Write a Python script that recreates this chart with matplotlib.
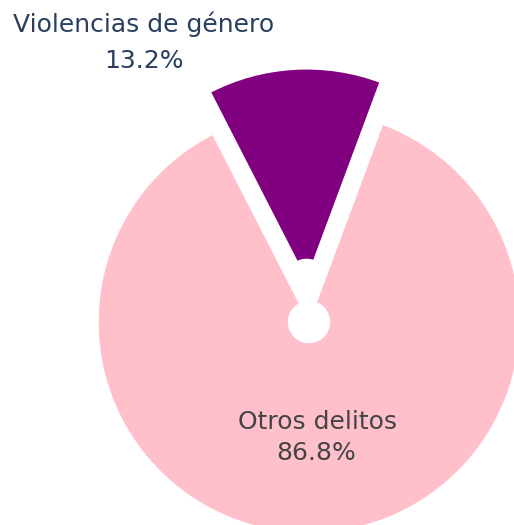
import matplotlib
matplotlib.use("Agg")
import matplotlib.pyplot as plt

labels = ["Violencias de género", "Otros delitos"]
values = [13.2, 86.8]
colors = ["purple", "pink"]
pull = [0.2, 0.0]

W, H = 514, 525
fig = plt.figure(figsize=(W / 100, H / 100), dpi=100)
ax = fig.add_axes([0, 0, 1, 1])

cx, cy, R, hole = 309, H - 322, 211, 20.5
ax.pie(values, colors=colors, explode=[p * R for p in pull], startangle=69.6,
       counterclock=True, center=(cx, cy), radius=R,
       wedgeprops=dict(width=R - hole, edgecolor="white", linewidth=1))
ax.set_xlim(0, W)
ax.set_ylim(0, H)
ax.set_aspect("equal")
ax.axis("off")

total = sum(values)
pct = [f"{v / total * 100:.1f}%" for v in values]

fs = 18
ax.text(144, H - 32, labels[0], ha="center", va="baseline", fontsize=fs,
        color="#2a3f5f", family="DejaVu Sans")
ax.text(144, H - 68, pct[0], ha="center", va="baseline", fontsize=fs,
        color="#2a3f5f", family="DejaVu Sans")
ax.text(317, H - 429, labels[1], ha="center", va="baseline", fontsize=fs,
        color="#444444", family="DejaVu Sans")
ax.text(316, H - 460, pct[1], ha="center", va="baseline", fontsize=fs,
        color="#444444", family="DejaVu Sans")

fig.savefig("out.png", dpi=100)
---
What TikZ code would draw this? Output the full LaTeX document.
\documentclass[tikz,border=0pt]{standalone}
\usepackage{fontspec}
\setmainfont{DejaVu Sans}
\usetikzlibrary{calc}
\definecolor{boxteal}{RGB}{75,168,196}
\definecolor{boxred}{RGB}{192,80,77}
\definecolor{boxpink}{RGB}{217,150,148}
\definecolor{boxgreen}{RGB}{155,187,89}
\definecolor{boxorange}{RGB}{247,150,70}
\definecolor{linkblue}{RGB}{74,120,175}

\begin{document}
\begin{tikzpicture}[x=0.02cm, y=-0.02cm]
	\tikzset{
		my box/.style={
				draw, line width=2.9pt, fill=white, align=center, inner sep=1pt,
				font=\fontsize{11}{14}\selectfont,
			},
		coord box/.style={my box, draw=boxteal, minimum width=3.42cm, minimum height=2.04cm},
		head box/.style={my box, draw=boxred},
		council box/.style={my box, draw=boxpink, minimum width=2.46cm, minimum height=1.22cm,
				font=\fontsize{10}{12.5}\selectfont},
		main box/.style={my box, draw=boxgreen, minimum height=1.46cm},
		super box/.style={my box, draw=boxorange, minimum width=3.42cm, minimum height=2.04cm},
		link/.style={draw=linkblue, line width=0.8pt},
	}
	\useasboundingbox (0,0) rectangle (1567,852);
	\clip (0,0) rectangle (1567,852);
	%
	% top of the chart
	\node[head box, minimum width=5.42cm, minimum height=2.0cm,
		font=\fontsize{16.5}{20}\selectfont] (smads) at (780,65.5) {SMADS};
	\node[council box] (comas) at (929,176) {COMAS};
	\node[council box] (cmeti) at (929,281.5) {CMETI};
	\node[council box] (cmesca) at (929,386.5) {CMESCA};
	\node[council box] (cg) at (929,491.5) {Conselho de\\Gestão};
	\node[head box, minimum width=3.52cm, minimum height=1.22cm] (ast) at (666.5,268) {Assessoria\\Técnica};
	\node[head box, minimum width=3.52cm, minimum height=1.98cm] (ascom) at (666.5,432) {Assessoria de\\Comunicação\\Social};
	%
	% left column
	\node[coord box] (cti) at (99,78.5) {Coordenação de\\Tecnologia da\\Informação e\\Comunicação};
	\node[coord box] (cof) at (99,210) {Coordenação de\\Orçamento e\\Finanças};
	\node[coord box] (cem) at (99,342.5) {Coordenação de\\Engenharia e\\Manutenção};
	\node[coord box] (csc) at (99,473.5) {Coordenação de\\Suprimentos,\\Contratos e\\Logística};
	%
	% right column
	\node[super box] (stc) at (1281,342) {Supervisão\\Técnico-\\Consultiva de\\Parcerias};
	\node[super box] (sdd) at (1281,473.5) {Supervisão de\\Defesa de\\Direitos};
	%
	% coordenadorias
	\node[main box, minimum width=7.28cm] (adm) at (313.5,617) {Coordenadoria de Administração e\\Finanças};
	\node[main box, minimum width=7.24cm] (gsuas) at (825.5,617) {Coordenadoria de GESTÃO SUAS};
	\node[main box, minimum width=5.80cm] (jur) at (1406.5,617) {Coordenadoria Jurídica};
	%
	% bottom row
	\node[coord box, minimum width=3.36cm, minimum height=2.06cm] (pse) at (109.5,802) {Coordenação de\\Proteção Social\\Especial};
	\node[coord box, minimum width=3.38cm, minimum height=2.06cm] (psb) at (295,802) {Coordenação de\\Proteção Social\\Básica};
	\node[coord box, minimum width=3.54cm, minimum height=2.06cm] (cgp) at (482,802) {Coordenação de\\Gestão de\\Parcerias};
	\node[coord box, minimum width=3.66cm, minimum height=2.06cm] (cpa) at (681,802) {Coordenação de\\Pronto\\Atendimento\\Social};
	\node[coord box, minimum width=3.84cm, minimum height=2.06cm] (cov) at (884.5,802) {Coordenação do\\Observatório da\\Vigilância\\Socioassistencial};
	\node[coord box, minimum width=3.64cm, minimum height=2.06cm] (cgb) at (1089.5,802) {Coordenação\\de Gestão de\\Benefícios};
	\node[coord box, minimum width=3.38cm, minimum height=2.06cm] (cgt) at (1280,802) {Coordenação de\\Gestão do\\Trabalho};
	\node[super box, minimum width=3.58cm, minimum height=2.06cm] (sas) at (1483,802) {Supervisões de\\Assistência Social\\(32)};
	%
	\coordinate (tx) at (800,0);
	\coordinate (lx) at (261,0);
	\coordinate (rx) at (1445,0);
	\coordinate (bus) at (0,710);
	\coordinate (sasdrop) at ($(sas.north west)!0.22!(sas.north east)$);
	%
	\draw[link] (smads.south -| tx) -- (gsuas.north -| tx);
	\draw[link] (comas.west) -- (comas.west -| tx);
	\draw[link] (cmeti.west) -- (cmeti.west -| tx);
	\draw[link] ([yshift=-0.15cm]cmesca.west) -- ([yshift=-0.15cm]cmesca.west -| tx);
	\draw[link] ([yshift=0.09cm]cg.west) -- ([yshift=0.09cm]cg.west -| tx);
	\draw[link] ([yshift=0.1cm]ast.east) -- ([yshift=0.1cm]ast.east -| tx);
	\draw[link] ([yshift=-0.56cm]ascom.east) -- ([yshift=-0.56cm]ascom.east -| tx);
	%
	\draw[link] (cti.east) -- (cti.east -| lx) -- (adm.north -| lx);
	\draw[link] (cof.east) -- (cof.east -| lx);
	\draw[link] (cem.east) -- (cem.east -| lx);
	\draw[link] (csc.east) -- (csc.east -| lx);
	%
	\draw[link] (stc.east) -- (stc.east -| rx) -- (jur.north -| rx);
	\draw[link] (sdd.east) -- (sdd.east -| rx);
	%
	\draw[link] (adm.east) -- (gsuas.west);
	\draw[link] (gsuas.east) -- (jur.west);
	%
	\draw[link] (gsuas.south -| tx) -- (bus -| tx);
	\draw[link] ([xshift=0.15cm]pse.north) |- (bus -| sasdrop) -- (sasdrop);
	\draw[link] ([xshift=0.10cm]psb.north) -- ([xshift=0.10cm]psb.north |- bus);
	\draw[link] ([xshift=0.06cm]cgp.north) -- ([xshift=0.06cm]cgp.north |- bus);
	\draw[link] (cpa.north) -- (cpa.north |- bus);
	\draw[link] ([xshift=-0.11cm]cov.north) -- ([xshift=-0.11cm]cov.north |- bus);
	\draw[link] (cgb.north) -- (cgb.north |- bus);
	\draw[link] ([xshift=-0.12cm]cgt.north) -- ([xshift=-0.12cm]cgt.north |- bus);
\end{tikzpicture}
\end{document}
---
Short problem: Taking the material above, give again exactly the lines from the one holding "Write a Python" through the one holding "ax = fig.add_axes([0, 0, 1, 1])", with both ends and without pictures.

Written reply:
Write a Python script that recreates this chart with matplotlib.
import matplotlib
matplotlib.use("Agg")
import matplotlib.pyplot as plt

labels = ["Violencias de género", "Otros delitos"]
values = [13.2, 86.8]
colors = ["purple", "pink"]
pull = [0.2, 0.0]

W, H = 514, 525
fig = plt.figure(figsize=(W / 100, H / 100), dpi=100)
ax = fig.add_axes([0, 0, 1, 1])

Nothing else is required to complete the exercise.